Petrobas tried another tack by arguing that its fraud claims evaded the settlement agreement’s disclaimer of reliance on any statements or representations of the parties or their agents connected to the released claims. SCOTX was nonplussed. Although Texas law does not enforce a contract (a settlement agreement is just like any other contract) procured by fraud, establishing fraud requires a showing that “a party reasonably relied on the other party’s misrepresentations to its detriment” (citations omitted). That’s why when parties buy “peace” in a settlement agreement, they include disclaimers such as the one in this case. But a disclaimer must be “clear, specific, and unequivocal” in order to override a fraud claim. This depends on the language of the contract and the totality of circumstances, guided by a five-factor test of whether: “(1) the terms of the contract were negotiated, rather than boilerplate, and during negotiations the parties specifically discussed the issue which has become the topic of the subsequent dispute; (2) the complaining party was represented by counsel; (3) the parties dealt with each other at arm’s length; (4) the parties were knowledgeable in business matters; and (5) the release language was clear” (citing Forest Oil Corp. v. McAllen, 268 S.W.3d 51, 60 (Tex. 2008)).

The only dispute here involved the first and third factors. While there was no question that the settlement agreement was negotiated, Petrobras claimed that there was no “specific” discussion of the bribery that is the subject of the current dispute. For Justice Boyd, “the question is whether the circumstances and nature of the parties’ settlement discussions demonstrate that the parties considered the consequences of the reliance disclaimer in light of the material issues of the dispute, which supports the conclusion that an ‘all-embracing disclaimer of any and all representations’ actually ‘shows the parties’ clear intent’” (citing Schlumberger Tech. Corp. v. Swanson, 959 S.W.2d 171 (Tex. 1997)). There was no evidence here that the parties discussed the allegations of bribery, but there was plenty of evidence that the settlement negotiations were both protracted and “hotly contested.” In those circumstances, the agreement’s broad disclaimer of all “known” and “unknown” claims “tilts in favor of enforcing the reliance disclaimer.

The third factor (whether the parties dealt with each other in an arm’s-length transaction) turned on whether Petrobras’ claims that the individual officers and directors of the entities formed to operate the refinery—owed fiduciary duties to Petrobras, not just to those entities.
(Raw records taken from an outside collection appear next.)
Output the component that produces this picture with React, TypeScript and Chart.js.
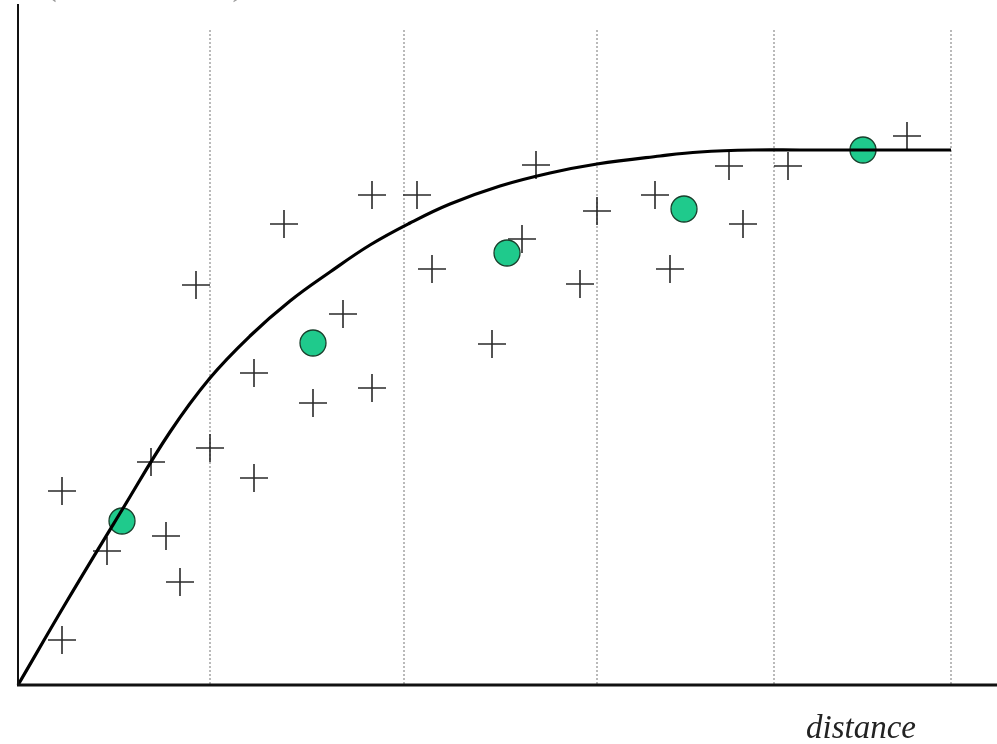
import React, { useEffect, useRef } from "react";
import { Chart, registerables } from "chart.js";

Chart.register(...registerables);

// Experimental semivariogram points (distance, semivariance)
const crossX = [44, 44, 89, 133, 148, 162, 178, 192, 236, 236, 266, 295, 325, 354, 354, 399, 414, 474, 504, 518, 562, 579, 637, 652, 711, 725, 770, 889];
const crossY = [45, 194, 134, 223, 149, 103, 400, 237, 312, 207, 461, 282, 371, 490, 297, 490, 416, 341, 446, 520, 401, 474, 490, 416, 519, 461, 519, 549];

// Binned averages
const binX = [104, 295, 489, 666, 845];
const binY = [164, 342, 432, 476, 535];

// Fitted model curve
const curveX = [0, 49, 104, 152, 192, 232, 272, 312, 352, 392, 432, 482, 532, 579, 642, 682, 735, 782, 933];
const curveY = [0, 84, 175, 253, 307, 349, 384, 413, 440, 462, 481, 499, 512, 521, 529, 533, 535, 535, 535];

// Lag-class boundaries
const lagBounds = [192, 386, 579, 756, 933];
const lagTop = 655;

const X_MAX = 979;
const Y_MAX = 681;

const xTitle = "distance";
const yTitle = "(semivariance)";

export default function App() {
  const ref = useRef<HTMLCanvasElement | null>(null);

  useEffect(() => {
    document.body.style.margin = "0";
    const canvas = ref.current;
    if (!canvas) return;

    const curve = curveX.map((x, i) => ({ x, y: curveY[i] }));
    const crosses = crossX.map((x, i) => ({ x, y: crossY[i] }));
    const bins = binX.map((x, i) => ({ x, y: binY[i] }));

    const lagSets = lagBounds.map((b) => ({
      type: "line" as const,
      data: [
        { x: b, y: lagTop },
        { x: b, y: 0 },
      ],
      borderColor: "#777",
      borderWidth: 1,
      borderDash: [2, 2],
      pointRadius: 0,
      fill: false,
    }));

    const axesPlugin = {
      id: "axesAndText",
      afterDatasetsDraw(chart: any) {
        const { ctx, chartArea } = chart;
        ctx.save();
        ctx.strokeStyle = "#111";
        ctx.lineCap = "butt";
        ctx.lineWidth = 2;
        ctx.beginPath();
        ctx.moveTo(chartArea.left, chartArea.top);
        ctx.lineTo(chartArea.left, chartArea.bottom);
        ctx.stroke();
        ctx.lineWidth = 3;
        ctx.beginPath();
        ctx.moveTo(chartArea.left - 1, chartArea.bottom);
        ctx.lineTo(chartArea.right, chartArea.bottom);
        ctx.stroke();

        ctx.fillStyle = "#222";
        ctx.font = "italic 33px 'Liberation Serif', 'DejaVu Serif', serif";
        ctx.textBaseline = "alphabetic";
        ctx.textAlign = "left";
        ctx.fillText(xTitle, 806, 738);
        ctx.fillStyle = "#999";
        ctx.fillText(yTitle, 48, -5);
        ctx.restore();
      },
    };

    const chart = new Chart(canvas, {
      type: "scatter",
      data: {
        datasets: [
          {
            type: "line",
            data: curve,
            borderColor: "#000",
            borderWidth: 3.2,
            pointRadius: 0,
            tension: 0.4,
            fill: false,
          },
          {
            data: bins,
            pointStyle: "circle",
            pointRadius: 13,
            backgroundColor: "#1fca8c",
            borderColor: "#1a3f2c",
            borderWidth: 1.3,
          },
          {
            data: crosses,
            pointStyle: "cross",
            pointRadius: 14,
            borderColor: "#2a2a2a",
            borderWidth: 1.6,
          },
          ...lagSets,
        ] as any,
      },
      options: {
        animation: false,
        responsive: false,
        layout: { autoPadding: false, padding: { left: 18, top: 4, right: 0, bottom: 59 } },
        plugins: { legend: { display: false }, tooltip: { enabled: false } },
        scales: {
          x: { type: "linear", min: 0, max: X_MAX, display: false },
          y: { type: "linear", min: 0, max: Y_MAX, display: false },
        },
        elements: { point: { hoverRadius: 0 } },
        clip: false as any,
      } as any,
      plugins: [axesPlugin],
    });

    return () => chart.destroy();
  }, []);

  return (
    <div style={{ position: "fixed", left: 0, top: 0, width: 997, height: 744, background: "#fff" }}>
      <canvas ref={ref} width={997} height={744} />
    </div>
  );
}
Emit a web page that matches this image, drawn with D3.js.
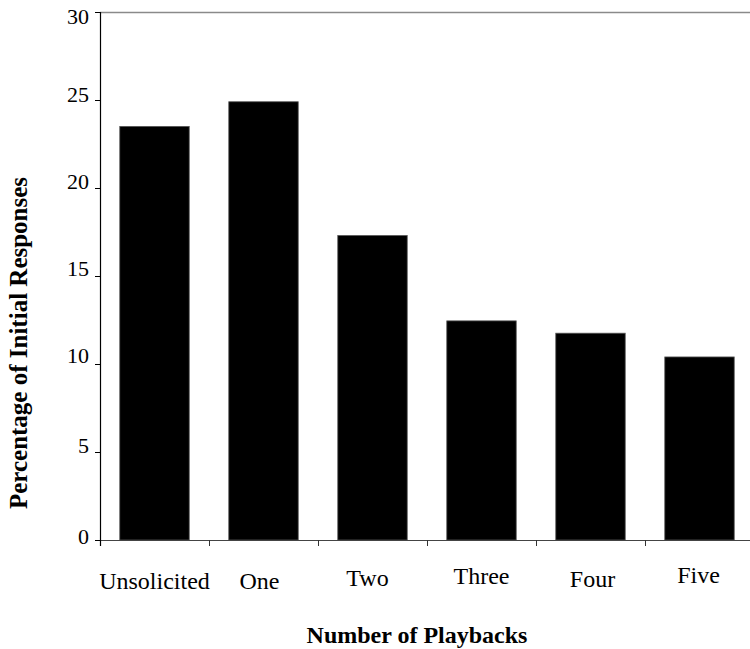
<!DOCTYPE html>
<html><head><meta charset="utf-8">
<script src="https://cdn.jsdelivr.net/npm/d3@7"></script>
<style>body{margin:0;background:#fff}svg{display:block}
text{font-family:"Liberation Serif","Times New Roman",Times,serif;fill:#000}
</style>
</head><body><svg id="c" width="750" height="649"></svg>
<script>
const categories = ["Unsolicited","One","Two","Three","Four","Five"];
const values = [23.5, 24.9, 17.3, 12.45, 11.75, 10.4];
const yTicks = [0,5,10,15,20,25,30];
// small label nudges seen in the reference (px)
const labelDx = [0, -4, -5, 0, 2, -1];
const labelDy = [0, 0, -3, -5, -2, -6];
const tickDy  = {0:4, 5:1, 10:-1, 15:0, 20:1, 25:2, 30:12};

const svg = d3.select("#c");
const x0 = 100, step = 109;
const x = d3.scaleBand().domain(categories).range([x0, x0 + step*categories.length])
  .paddingInner(0.363).paddingOuter(0.1815);
const y = d3.scaleLinear().domain([0,30]).range([540,12]);

svg.append("line").attr("x1",x0).attr("x2",750).attr("y1",y(30)+0.5).attr("y2",y(30)+0.5)
  .attr("stroke","#8a8a8a").attr("stroke-width",1.3);

svg.selectAll("rect.bar").data(values).join("rect")
  .attr("x",(d,i)=>x(categories[i])).attr("width",x.bandwidth())
  .attr("y",d=>y(d)).attr("height",d=>y(0)-y(d))
  .attr("fill","#000").attr("stroke","#555").attr("stroke-width",0.8);

svg.append("line").attr("x1",x0).attr("x2",750).attr("y1",y(0)+0.5).attr("y2",y(0)+0.5)
  .attr("stroke","#444").attr("stroke-width",1.2);
const bounds = categories.map((c,i)=>x0 + i*step);
svg.selectAll("line.xt").data(bounds).join("line")
  .attr("x1",d=>d+0.5).attr("x2",d=>d+0.5).attr("y1",y(0)).attr("y2",y(0)+6)
  .attr("stroke","#333");
svg.selectAll("text.xl").data(categories).join("text")
  .attr("x",(d,i)=>x(d)+x.bandwidth()/2+labelDx[i]).attr("y",(d,i)=>589+labelDy[i])
  .attr("text-anchor","middle").attr("font-size",24).text(d=>d);

svg.append("line").attr("x1",x0+0.5).attr("x2",x0+0.5).attr("y1",y(30)).attr("y2",y(0)+6)
  .attr("stroke","#000").attr("stroke-width",1.2);
svg.selectAll("line.yt").data(yTicks).join("line")
  .attr("x1",x0-5).attr("x2",x0).attr("y1",d=>y(d)+0.5).attr("y2",d=>y(d)+0.5)
  .attr("stroke","#000");
svg.selectAll("text.yl").data(yTicks).join("text")
  .attr("x",89).attr("y",d=>y(d)+tickDy[d])
  .attr("text-anchor","end").attr("font-size",22).text(d=>d);

svg.append("text").attr("x",417).attr("y",643).attr("text-anchor","middle")
  .attr("font-size",24).attr("font-weight","bold").text("Number of Playbacks");
svg.append("text").attr("transform","translate(27,343) rotate(-90)").attr("text-anchor","middle")
  .attr("font-size",25).attr("font-weight","bold").text("Percentage of Initial Responses");
</script></body></html>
While not affirmatively ruling on the issue, Justice Boyd expressed “doubts about Petrobras’s contention that the directors and officers of the jointly owned entities assumed eternal fiduciary duties to Petrobras.” Officers and directors only owe duties to the entities they work for, not each of the entities’ individual shareholders (citations omitted). The Court was also skeptical of Petrobras’ argument, unsupported by authority, that individuals continue to owe fiduciary duties long after their employment has ceased, especially when protracted litigation over many years has occurred. To put paid to the argument, the Court noted that Petrobras never fessed up to anyone in the company actually taking a bribe or claimed that offers of bribery affected their decision to settle the case in the first place. Under the “totality of the circumstances,” SCOTX held the settlement agreement to be enforceable. It further ruled that the individual defendants’ (the guys who allegedly offered the bribes) summary judgment motion was sufficient to obtain a summary judgment against their individual liability because, in any event, they fell under the reliance disclaimer.
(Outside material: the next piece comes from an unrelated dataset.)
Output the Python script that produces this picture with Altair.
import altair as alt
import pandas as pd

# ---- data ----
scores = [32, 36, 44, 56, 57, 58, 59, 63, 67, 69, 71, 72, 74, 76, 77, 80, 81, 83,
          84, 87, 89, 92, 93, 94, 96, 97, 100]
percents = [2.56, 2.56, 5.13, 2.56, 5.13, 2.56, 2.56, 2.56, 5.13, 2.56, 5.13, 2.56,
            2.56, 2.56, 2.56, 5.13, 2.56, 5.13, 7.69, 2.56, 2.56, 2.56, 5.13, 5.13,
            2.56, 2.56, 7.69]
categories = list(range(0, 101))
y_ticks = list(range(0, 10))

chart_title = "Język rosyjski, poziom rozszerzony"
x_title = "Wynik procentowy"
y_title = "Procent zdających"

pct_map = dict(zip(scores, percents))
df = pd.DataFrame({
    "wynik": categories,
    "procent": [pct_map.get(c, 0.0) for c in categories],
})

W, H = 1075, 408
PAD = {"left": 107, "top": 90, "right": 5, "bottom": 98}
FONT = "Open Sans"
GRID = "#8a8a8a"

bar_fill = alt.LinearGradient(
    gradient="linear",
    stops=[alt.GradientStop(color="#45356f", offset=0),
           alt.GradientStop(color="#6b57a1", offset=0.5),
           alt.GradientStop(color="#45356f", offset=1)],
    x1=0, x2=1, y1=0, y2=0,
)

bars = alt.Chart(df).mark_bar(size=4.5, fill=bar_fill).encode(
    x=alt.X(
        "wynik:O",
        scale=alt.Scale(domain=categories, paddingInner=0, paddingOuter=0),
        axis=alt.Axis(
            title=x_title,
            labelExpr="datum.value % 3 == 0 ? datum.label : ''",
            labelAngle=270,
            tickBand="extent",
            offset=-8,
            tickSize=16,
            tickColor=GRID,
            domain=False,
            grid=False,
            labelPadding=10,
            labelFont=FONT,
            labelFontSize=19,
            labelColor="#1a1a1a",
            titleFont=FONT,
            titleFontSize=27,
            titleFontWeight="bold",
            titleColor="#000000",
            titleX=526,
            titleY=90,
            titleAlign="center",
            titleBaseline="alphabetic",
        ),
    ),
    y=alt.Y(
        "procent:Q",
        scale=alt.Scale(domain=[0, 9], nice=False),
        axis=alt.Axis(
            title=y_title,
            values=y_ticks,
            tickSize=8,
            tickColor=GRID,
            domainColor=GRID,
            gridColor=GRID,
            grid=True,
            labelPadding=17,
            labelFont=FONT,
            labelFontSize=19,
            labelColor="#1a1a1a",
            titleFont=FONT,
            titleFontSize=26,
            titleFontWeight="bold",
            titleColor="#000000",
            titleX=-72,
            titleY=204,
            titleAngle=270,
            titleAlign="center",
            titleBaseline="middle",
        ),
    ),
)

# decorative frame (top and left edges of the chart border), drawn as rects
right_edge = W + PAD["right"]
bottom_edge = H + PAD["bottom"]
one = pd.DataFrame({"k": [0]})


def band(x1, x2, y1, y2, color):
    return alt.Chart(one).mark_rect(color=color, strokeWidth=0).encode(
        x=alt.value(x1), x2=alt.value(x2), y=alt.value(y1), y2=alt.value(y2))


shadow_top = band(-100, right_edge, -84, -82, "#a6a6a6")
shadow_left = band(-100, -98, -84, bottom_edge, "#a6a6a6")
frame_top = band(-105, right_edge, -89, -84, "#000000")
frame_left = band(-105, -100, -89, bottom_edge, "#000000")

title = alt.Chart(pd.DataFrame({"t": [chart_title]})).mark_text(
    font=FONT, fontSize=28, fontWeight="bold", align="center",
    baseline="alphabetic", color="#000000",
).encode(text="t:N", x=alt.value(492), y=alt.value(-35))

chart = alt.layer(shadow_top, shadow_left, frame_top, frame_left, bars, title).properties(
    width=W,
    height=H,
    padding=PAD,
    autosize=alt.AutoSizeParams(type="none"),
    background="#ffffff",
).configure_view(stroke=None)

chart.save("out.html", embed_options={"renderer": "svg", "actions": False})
Finally, Petrobras argued that the 2009 arbitration award, which adjudicated Petrobras’ fraud claims relating to the 2006 agreement, included claims that were not covered by the trial court’s judgment because only the arbitrator could decide the gateway issue of arbitrability, not the trial court. SCOTX dismissed this argument. Courts, Justice Boyd wrote, must determine whether parties “in fact delegated the arbitrability question to the arbitrator, whether the parties are bound by a given arbitration clause, and whether the parties made a valid and presently enforceable agreement to arbitrate” (citations omitted). In this case, the Court must decide whether the parties’ initial arbitration agreement still exists. The answer to the question was no. The settlement agreement expressly superseded the earlier arbitration agreement (and the 2006 agreement in general), specified venue in Harris County for a dispute over the agreement, and released all prior claims. To end the pain (or perhaps to increase it, in Petrobras’ case), the Court found that the trial court did not abuse its discretion in awarding attorney’s fees and costs to Transcor.

What proposition does this case stand for? We’ve said many times that SCOTX finds ways to enforce contracts as written, not to judicially modify them. This case checks that box. Second, in litigation between mammoth multi-national corporations that are lawyered up to the teeth, you get to lie in the bed you make. Be wary of asking the Court to set aside an agreement you made that likely cost you more in legal fees than the appeal did. Third, if you ask SCOTX to intervene, you had better have clean hands in every respect. Alleging that you were defrauded because your own employees might have been influenced by offers of bribes and then not paying up when the arbitrator you picked orders you to do so is not a good look. Fourth, if anybody out there has the notion that SCOTX plays favorites or runs scared based on the identity of the parties or the attorneys involved, now is a good time to disabuse yourself of it. The justices simply don’t care who the parties are, even if one of them, as is the case here, is basically a foreign government. What they do care about is the integrity of the jurisprudence of this state and the fundamental role of the courts in an ordered and democratic society. If nothing else, this case demonstrates that in full.